Dans un jury de prix littéraire
Il y a quelques années, j’avais été juré d’un prix littéraire national. A ce titre, les quelques membres du jury sous la présidence d’un grand auteur renommé s’étaient rassemblés autour du lauréat et avions déjeuné avec lui. Nous étions tous des gros lecteurs, d’horizons différents, et nous passions un agréable moment.

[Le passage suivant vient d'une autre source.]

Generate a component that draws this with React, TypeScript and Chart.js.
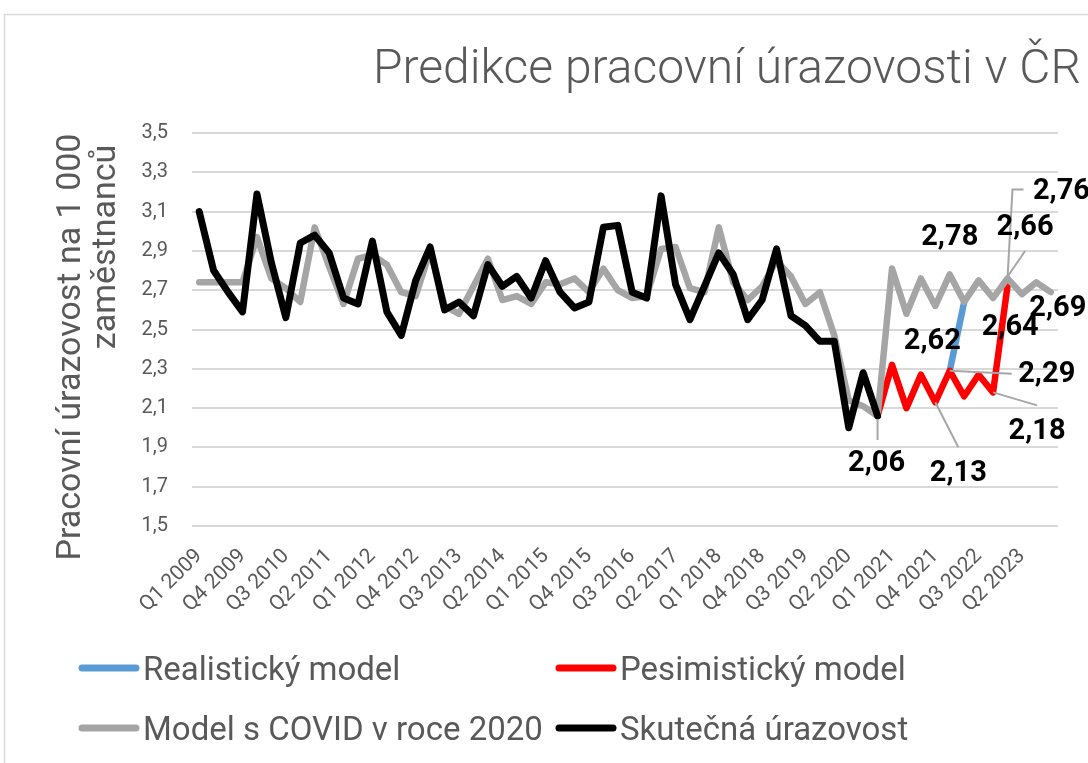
import { useEffect, useRef } from 'react';
import { Chart, registerables } from 'chart.js';

Chart.register(...registerables);

const categories = [
  'Q1 2009', 'Q2 2009', 'Q3 2009', 'Q4 2009',
  'Q1 2010', 'Q2 2010', 'Q3 2010', 'Q4 2010',
  'Q1 2011', 'Q2 2011', 'Q3 2011', 'Q4 2011',
  'Q1 2012', 'Q2 2012', 'Q3 2012', 'Q4 2012',
  'Q1 2013', 'Q2 2013', 'Q3 2013', 'Q4 2013',
  'Q1 2014', 'Q2 2014', 'Q3 2014', 'Q4 2014',
  'Q1 2015', 'Q2 2015', 'Q3 2015', 'Q4 2015',
  'Q1 2016', 'Q2 2016', 'Q3 2016', 'Q4 2016',
  'Q1 2017', 'Q2 2017', 'Q3 2017', 'Q4 2017',
  'Q1 2018', 'Q2 2018', 'Q3 2018', 'Q4 2018',
  'Q1 2019', 'Q2 2019', 'Q3 2019', 'Q4 2019',
  'Q1 2020', 'Q2 2020', 'Q3 2020', 'Q4 2020',
  'Q1 2021', 'Q2 2021', 'Q3 2021', 'Q4 2021',
  'Q1 2022', 'Q2 2022', 'Q3 2022', 'Q4 2022',
  'Q1 2023', 'Q2 2023', 'Q3 2023', 'Q4 2023',
];

// Skutečná úrazovost (from Q1 2009)
const actualValues = [
  3.10, 2.80, 2.69, 2.59, 3.19, 2.84, 2.56, 2.94, 2.98, 2.89,
  2.66, 2.63, 2.95, 2.59, 2.47, 2.75, 2.92, 2.60, 2.64, 2.57,
  2.83, 2.72, 2.77, 2.66, 2.85, 2.69, 2.61, 2.64, 3.02, 3.03,
  2.69, 2.66, 3.18, 2.73, 2.55, 2.72, 2.89, 2.78, 2.55, 2.65,
  2.91, 2.57, 2.52, 2.44, 2.44, 2.00, 2.28, 2.06,
];

// Model s COVID v roce 2020 (from Q1 2009)
const covidModelValues = [
  2.74, 2.74, 2.74, 2.74, 2.97, 2.76, 2.71, 2.64, 3.02, 2.82,
  2.63, 2.86, 2.88, 2.83, 2.69, 2.67, 2.90, 2.62, 2.58, 2.72,
  2.86, 2.65, 2.67, 2.63, 2.74, 2.73, 2.76, 2.69, 2.81, 2.70,
  2.66, 2.67, 2.91, 2.92, 2.71, 2.69, 3.02, 2.74, 2.65, 2.72,
  2.85, 2.77, 2.63, 2.69, 2.47, 2.14, 2.11, 2.06, 2.81, 2.58,
  2.76, 2.62, 2.78, 2.64, 2.75, 2.66, 2.76, 2.68, 2.74, 2.69,
];

// Pesimistický model (from Q4 2020)
const pessimisticStart = 47;
const pessimisticValues = [2.06, 2.32, 2.10, 2.27, 2.13, 2.29, 2.16, 2.27, 2.18, 2.72];

// Realistický model (from Q1 2022)
const realisticStart = 52;
const realisticValues = [2.29, 2.64];

const yTicks = { min: 1.5, max: 3.5, step: 0.2 };

const seriesNames = ['Realistický model', 'Pesimistický model', 'Model s COVID v roce 2020', 'Skutečná úrazovost'];
const seriesColors = ['#5b9bd5', '#ff0000', '#a5a5a5', '#000000'];

const chartTitle = 'Predikce pracovní úrazovosti v ČR';
const yTitleLines = ['Pracovní úrazovost na 1 000', 'zaměstnanců'];

// data labels: dataset index, point index, label offset, leader polyline (relative to point)
const pointLabels = [
  { ds: 3, i: 47, dx: -1, dy: 48, leader: [[0, 3], [0, 24]] },
  { ds: 1, i: 51, dx: 23, dy: 72, leader: [[0, 0], [23, 45]] },
  { ds: 1, i: 52, dx: 97, dy: 4, leader: [[0, 0], [62, 3]] },
  { ds: 1, i: 55, dx: 44, dy: 39, leader: [[0, 0], [44, 13]] },
  { ds: 2, i: 52, dx: 0, dy: -37, leader: null },
  { ds: 2, i: 51, dx: -3, dy: 36, leader: null },
  { ds: 2, i: 53, dx: 46, dy: 26, leader: null },
  { ds: 2, i: 55, dx: 32, dy: -70, leader: [[0, 0], [32, -47]] },
  { ds: 2, i: 56, dx: 54, dy: -87, leader: [[0, 0], [5, -89], [16, -89]] },
  { ds: 2, i: 59, dx: 7, dy: 17, leader: null },
];

const FONT = 'Roboto, "Open Sans", "DejaVu Sans", sans-serif';
const TEXT_GREY = '#595959';

function fromStart(start: number, values: number[]) {
  return categories.map((_, i) => (i >= start && i < start + values.length ? values[i - start] : null));
}

const fmt = (v: number) => v.toFixed(2).replace('.', ',');

const decorPlugin = {
  id: 'decor',
  beforeDraw(chart: any) {
    const ctx = chart.ctx;
    ctx.save();
    ctx.fillStyle = '#ffffff';
    ctx.fillRect(0, 0, chart.width, chart.height);
    ctx.strokeStyle = '#d9d9d9';
    ctx.lineWidth = 1.5;
    ctx.strokeRect(4.5, 14.5, chart.width + 40, chart.height + 40);
    ctx.restore();
  },
  afterDatasetsDraw(chart: any) {
    const ctx = chart.ctx;
    ctx.save();
    pointLabels.forEach((l) => {
      const el = chart.getDatasetMeta(l.ds).data[l.i];
      const v = chart.data.datasets[l.ds].data[l.i];
      if (!el || v == null) return;
      const x = el.x;
      const y = el.y;
      if (l.leader) {
        ctx.strokeStyle = '#a6a6a6';
        ctx.lineWidth = 2;
        ctx.beginPath();
        l.leader.forEach((p, k) => {
          if (k === 0) ctx.moveTo(x + p[0], y + p[1]);
          else ctx.lineTo(x + p[0], y + p[1]);
        });
        ctx.stroke();
      }
    });
    ctx.fillStyle = '#000000';
    ctx.font = `bold 29px ${FONT}`;
    ctx.textAlign = 'center';
    ctx.textBaseline = 'middle';
    pointLabels.forEach((l) => {
      const el = chart.getDatasetMeta(l.ds).data[l.i];
      const v = chart.data.datasets[l.ds].data[l.i];
      if (!el || v == null) return;
      ctx.fillText(fmt(v), el.x + l.dx, el.y + l.dy);
    });
    ctx.restore();
  },
  afterDraw(chart: any) {
    const ctx = chart.ctx;
    ctx.save();
    // title
    ctx.fillStyle = TEXT_GREY;
    ctx.font = `300 48px ${FONT}`;
    ctx.textAlign = 'left';
    ctx.textBaseline = 'alphabetic';
    ctx.fillText(chartTitle, 373, 83);

    // y axis title
    ctx.font = `34px ${FONT}`;
    ctx.textAlign = 'center';
    const yCenters = [347, 247];
    const yBase = [80, 115];
    yTitleLines.forEach((t, k) => {
      ctx.save();
      ctx.translate(yBase[k], yCenters[k]);
      ctx.rotate(-Math.PI / 2);
      ctx.fillText(t, 0, 0);
      ctx.restore();
    });

    // legend (2 x 2)
    const cols = [82, 559];
    const rows = [668, 728];
    chart.data.datasets.forEach((ds: any, k: number) => {
      const x0 = cols[k % 2];
      const y0 = rows[Math.floor(k / 2)];
      ctx.strokeStyle = ds.borderColor;
      ctx.lineWidth = 7;
      ctx.lineCap = 'round';
      ctx.beginPath();
      ctx.moveTo(x0, y0);
      ctx.lineTo(x0 + 54, y0);
      ctx.stroke();
      ctx.fillStyle = TEXT_GREY;
      ctx.font = `33px ${FONT}`;
      ctx.textAlign = 'left';
      ctx.textBaseline = 'alphabetic';
      ctx.fillText(ds.label, x0 + 61, y0 + 12);
    });
    ctx.restore();
  },
};

export default function App() {
  const canvasRef = useRef<HTMLCanvasElement | null>(null);

  useEffect(() => {
    if (!canvasRef.current) return;
    const seriesData = [
      fromStart(realisticStart, realisticValues),
      fromStart(pessimisticStart, pessimisticValues),
      fromStart(0, covidModelValues),
      fromStart(0, actualValues),
    ];
    const orders = [3, 2, 1, 0];
    const widths = [6.5, 6.5, 6.5, 7];
    const chart = new Chart(canvasRef.current, {
      type: 'line',
      data: {
        labels: categories,
        datasets: seriesData.map((d, k) => ({
          label: seriesNames[k],
          data: d,
          borderColor: seriesColors[k],
          backgroundColor: seriesColors[k],
          borderWidth: widths[k],
          pointRadius: 0,
          pointHoverRadius: 0,
          borderJoinStyle: 'round' as const,
          borderCapStyle: 'round' as const,
          tension: 0,
          fill: false,
          spanGaps: false,
          order: orders[k],
        })),
      },
      options: {
        animation: false,
        responsive: false,
        devicePixelRatio: 1,
        events: [],
        layout: { padding: { top: 133, right: 30, left: 0, bottom: 0 } },
        plugins: {
          legend: { display: false },
          title: { display: false },
          tooltip: { enabled: false },
        },
        scales: {
          x: {
            type: 'category',
            offset: true,
            grid: { display: false, drawTicks: false },
            border: { display: false },
            ticks: {
              autoSkip: false,
              maxRotation: 45,
              minRotation: 45,
              padding: 18,
              color: TEXT_GREY,
              font: { family: FONT, size: 21 },
              callback: (_v: any, index: number) => (index % 3 === 0 ? categories[index] : ''),
            },
            afterFit: (scale: any) => {
              scale.height = 237;
            },
          },
          y: {
            min: yTicks.min,
            max: yTicks.max,
            grid: { color: '#d9d9d9', lineWidth: 2, drawTicks: false },
            border: { display: false },
            ticks: {
              stepSize: yTicks.step,
              padding: 24,
              color: TEXT_GREY,
              font: { family: FONT, size: 20 },
              callback: (v: any) => Number(v).toFixed(1).replace('.', ','),
            },
            afterFit: (scale: any) => {
              scale.width = 192;
            },
          },
        },
      },
      plugins: [decorPlugin],
    });
    return () => chart.destroy();
  }, []);

  return (
    <div style={{ position: 'absolute', left: 0, top: 0, width: 1088, height: 763, overflow: 'hidden' }}>
      <canvas ref={canvasRef} width={1088} height={763} style={{ display: 'block' }} />
    </div>
  );
}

A la fin du repas, alors que nous nous dispersions joyeusement, je vis deux membres du jury, la cinquantaine bedonnante, poursuivre avec empressement notre lauréat pour le supplier de bien vouloir lire leur livre. Ils étaient venus avec chacun un exemplaire d’un de leur chef d'oeuvre qu’ils avaient dû faire éditer en quelques dizaines ou centaines d’exemplaires, au prix fort, chez un imprimeur peu scrupuleux. Je me souviens de la couverture trop colorée, de la typographie en Arial, et de leur insistance pour que l’écrivain daigne prendre leurs ouvrages. J'étais témoin d'une situation franchement embarrassante. L’écrivain protesta en disant qu’il n’avait pas de sac et ne pouvait pas se trimballer avec deux livres dans les bras toute la journée. Ils insistèrent tant qu’ils parvinrent à glisser de force leur exemplaire dans la poche extérieure du manteau du pauvre écrivain.
Je me souviens très bien m’être dit que jamais je ne forcerai qui que ce soit à me lire. Je préfère ne jamais être lu plutôt que de prendre en otage un public.
Je crois que pour les deux jurés, c’était le plus beau jour de leur vie.